- _Task goal_
Reproduce exactly the run of lines from the one containing "Recreate this image" through the one containing "plt.rcParams['font.family'] = ['Liberation". Pictures do not belong in the copy.

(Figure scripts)
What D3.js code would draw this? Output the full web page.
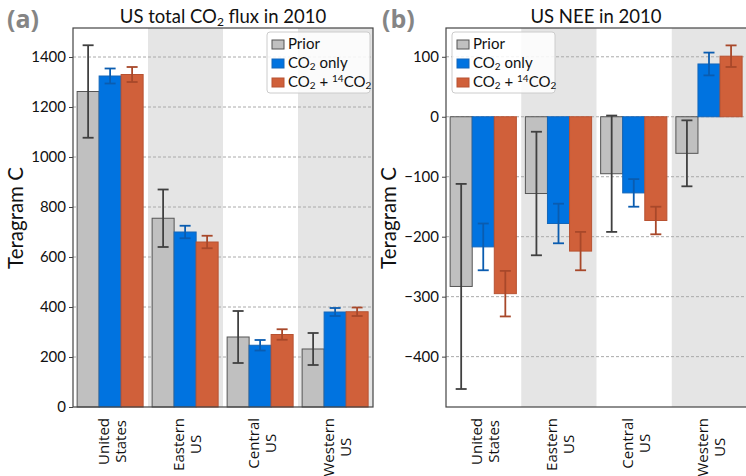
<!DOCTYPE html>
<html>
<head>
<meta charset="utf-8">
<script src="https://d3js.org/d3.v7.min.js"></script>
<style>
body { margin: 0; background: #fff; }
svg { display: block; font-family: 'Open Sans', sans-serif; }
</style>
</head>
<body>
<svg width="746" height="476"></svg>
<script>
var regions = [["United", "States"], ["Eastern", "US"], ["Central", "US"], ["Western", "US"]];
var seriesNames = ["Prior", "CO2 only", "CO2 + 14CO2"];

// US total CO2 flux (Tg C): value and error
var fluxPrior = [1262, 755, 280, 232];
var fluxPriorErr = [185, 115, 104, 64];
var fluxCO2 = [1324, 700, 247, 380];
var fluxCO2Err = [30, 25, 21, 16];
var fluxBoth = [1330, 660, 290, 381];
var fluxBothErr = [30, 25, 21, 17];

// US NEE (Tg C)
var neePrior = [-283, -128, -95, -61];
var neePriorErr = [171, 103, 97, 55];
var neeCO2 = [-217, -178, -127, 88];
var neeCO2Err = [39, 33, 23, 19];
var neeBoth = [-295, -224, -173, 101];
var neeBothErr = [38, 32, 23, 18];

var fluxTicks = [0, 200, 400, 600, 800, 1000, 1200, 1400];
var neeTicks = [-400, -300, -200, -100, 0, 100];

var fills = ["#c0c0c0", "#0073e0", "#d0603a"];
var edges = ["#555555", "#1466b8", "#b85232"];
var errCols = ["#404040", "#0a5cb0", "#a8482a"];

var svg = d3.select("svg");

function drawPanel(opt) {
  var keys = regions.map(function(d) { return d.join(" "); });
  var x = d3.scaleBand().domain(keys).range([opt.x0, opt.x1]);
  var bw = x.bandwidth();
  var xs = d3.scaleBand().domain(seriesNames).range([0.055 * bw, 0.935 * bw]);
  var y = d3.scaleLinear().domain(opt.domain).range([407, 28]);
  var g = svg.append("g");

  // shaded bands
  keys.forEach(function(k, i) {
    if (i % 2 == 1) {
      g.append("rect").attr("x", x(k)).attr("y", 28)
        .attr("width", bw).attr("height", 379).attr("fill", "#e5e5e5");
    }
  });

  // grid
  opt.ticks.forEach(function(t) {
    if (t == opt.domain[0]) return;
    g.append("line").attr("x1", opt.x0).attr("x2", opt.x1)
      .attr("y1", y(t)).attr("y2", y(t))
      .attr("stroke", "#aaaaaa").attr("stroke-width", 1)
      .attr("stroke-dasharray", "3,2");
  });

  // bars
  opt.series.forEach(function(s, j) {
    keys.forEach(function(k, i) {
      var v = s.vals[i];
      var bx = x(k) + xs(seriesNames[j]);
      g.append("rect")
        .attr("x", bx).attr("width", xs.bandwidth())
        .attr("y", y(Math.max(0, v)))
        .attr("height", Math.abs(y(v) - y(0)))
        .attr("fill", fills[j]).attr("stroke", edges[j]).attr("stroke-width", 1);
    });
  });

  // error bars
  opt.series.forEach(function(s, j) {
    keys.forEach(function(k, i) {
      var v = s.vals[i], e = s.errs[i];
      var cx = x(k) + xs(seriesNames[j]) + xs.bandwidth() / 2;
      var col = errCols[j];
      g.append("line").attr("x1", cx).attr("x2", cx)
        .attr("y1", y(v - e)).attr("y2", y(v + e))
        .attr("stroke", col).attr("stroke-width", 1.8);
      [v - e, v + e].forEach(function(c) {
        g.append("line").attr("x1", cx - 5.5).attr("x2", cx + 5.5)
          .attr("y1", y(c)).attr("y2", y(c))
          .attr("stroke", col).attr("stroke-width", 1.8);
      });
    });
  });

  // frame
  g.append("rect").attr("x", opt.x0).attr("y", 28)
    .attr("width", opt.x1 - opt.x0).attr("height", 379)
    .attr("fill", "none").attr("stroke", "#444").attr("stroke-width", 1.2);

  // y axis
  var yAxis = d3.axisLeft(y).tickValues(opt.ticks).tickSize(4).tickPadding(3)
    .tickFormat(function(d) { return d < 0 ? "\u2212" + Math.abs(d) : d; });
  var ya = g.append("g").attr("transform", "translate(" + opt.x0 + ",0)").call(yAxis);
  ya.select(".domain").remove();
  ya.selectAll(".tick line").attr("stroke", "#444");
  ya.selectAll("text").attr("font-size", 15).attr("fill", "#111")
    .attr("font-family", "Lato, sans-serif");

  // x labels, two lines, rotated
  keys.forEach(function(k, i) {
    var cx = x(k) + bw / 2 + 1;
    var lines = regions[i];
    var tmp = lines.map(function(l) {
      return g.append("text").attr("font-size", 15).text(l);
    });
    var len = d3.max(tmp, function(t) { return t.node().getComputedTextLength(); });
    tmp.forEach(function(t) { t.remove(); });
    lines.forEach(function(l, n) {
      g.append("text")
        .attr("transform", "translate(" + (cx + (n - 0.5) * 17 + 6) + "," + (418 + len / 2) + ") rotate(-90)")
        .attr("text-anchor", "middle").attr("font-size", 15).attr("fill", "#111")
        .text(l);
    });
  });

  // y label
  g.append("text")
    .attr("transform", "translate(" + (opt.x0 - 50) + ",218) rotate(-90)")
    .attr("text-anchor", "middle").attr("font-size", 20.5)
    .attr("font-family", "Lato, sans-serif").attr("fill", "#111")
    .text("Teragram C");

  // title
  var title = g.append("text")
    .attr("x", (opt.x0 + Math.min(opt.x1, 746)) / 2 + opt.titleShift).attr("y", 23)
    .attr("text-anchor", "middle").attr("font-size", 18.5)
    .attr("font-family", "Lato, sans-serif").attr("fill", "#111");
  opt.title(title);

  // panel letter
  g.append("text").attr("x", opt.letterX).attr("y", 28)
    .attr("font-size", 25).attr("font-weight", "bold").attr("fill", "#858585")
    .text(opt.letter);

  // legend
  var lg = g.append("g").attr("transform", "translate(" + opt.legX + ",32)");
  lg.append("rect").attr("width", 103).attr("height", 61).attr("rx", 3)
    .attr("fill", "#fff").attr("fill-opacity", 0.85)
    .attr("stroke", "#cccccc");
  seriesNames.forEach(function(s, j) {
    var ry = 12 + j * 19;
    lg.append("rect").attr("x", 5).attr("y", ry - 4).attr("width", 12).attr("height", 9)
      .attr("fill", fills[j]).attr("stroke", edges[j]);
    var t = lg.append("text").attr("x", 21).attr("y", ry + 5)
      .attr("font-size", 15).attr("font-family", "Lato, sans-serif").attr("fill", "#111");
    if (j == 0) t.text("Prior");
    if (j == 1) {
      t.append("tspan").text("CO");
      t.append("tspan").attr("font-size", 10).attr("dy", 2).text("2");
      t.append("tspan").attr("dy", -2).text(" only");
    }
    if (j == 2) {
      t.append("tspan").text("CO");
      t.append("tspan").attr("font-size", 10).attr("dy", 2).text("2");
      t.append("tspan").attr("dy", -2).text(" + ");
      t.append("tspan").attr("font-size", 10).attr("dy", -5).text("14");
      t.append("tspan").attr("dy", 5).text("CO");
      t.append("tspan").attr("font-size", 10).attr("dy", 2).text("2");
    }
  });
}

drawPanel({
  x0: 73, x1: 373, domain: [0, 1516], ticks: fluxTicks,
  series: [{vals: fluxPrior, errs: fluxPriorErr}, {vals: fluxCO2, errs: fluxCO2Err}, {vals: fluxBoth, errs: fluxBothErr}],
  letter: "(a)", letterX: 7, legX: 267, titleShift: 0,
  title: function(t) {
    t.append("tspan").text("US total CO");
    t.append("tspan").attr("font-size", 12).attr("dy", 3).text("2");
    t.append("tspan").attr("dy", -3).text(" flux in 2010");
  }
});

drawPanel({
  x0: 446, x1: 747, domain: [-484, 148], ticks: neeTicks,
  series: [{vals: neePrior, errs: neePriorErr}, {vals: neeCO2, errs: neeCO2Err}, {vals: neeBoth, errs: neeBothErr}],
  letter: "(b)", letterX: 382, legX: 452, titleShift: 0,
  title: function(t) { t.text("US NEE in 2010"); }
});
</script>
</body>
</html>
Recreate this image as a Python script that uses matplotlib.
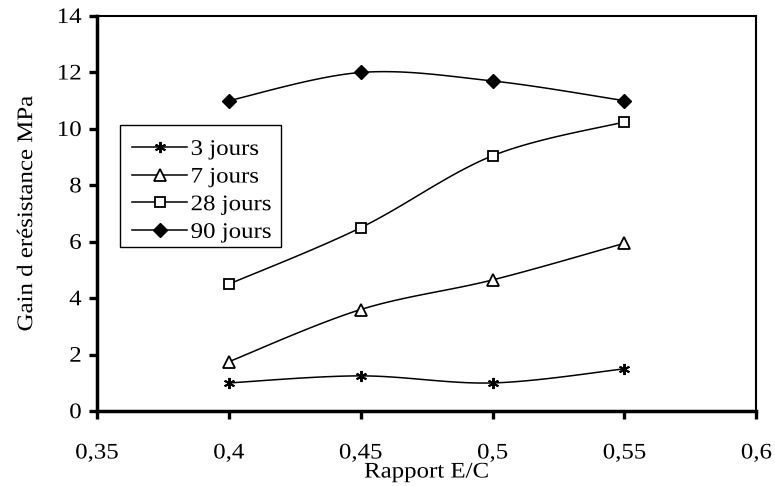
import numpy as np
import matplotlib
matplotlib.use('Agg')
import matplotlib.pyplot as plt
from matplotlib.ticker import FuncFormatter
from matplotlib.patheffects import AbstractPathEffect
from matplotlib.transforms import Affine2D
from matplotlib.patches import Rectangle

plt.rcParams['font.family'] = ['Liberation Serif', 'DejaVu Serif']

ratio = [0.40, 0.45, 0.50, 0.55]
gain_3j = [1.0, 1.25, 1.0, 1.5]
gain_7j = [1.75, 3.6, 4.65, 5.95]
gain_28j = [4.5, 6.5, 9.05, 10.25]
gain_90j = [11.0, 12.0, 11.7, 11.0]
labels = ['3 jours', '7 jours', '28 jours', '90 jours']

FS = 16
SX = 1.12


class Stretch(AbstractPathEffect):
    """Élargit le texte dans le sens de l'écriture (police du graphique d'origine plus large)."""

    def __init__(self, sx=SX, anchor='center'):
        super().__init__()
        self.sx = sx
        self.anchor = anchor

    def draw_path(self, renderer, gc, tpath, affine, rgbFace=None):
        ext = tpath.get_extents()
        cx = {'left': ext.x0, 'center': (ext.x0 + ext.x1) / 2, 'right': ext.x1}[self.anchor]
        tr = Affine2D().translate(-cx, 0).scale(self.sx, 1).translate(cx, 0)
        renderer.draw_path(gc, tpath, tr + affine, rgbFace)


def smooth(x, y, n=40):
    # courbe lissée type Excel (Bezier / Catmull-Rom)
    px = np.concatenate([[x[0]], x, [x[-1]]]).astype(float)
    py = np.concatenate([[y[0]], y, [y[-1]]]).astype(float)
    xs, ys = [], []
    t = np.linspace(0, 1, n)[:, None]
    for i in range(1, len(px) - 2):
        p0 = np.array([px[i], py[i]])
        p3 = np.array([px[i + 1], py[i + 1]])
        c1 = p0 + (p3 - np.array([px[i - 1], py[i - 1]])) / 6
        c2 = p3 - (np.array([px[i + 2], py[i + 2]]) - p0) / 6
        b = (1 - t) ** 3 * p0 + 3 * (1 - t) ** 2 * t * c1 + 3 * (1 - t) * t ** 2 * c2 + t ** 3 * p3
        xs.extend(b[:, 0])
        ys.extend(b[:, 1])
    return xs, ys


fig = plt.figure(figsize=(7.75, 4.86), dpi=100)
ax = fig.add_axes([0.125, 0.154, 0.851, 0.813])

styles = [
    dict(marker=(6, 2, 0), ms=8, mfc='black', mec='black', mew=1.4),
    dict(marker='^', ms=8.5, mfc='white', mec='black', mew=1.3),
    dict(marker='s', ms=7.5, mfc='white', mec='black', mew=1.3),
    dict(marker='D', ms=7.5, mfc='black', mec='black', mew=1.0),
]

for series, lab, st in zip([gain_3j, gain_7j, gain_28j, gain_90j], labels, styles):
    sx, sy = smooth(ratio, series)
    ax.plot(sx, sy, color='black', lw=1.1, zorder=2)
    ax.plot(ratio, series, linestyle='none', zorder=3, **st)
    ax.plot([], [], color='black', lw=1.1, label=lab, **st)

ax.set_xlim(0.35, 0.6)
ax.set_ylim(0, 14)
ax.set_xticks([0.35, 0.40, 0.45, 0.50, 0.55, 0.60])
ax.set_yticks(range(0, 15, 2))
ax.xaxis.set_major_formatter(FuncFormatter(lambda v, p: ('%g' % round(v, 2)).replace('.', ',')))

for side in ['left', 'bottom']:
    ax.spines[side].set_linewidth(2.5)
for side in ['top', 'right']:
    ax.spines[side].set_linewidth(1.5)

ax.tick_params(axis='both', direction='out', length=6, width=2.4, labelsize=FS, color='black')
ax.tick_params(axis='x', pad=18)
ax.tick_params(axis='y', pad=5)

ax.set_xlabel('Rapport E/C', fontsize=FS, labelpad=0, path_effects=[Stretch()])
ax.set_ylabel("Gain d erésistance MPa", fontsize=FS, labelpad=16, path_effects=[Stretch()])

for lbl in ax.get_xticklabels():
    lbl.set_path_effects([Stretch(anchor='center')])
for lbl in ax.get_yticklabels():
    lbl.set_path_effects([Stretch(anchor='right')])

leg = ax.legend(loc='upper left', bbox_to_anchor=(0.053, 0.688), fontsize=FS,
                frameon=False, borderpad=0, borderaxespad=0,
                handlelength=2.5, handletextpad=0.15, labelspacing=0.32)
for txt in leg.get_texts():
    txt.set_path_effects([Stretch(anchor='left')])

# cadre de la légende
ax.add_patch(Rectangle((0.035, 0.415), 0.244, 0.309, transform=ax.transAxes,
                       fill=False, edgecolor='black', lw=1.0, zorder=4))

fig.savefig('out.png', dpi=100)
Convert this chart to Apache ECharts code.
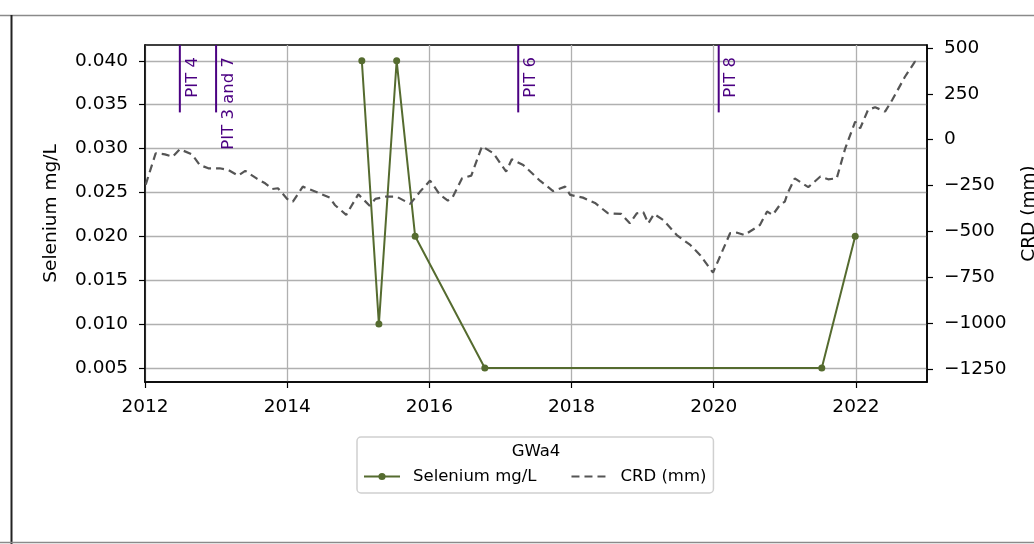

- _Complete answer_
Recreate this image as a Python script that uses matplotlib.
import numpy as np
import matplotlib
matplotlib.use('Agg')
import matplotlib.pyplot as plt
from matplotlib.ticker import FuncFormatter
from matplotlib.patheffects import AbstractPathEffect
from matplotlib.transforms import Affine2D
from matplotlib.patches import Rectangle

plt.rcParams['font.family'] = ['Liberation Serif', 'DejaVu Serif']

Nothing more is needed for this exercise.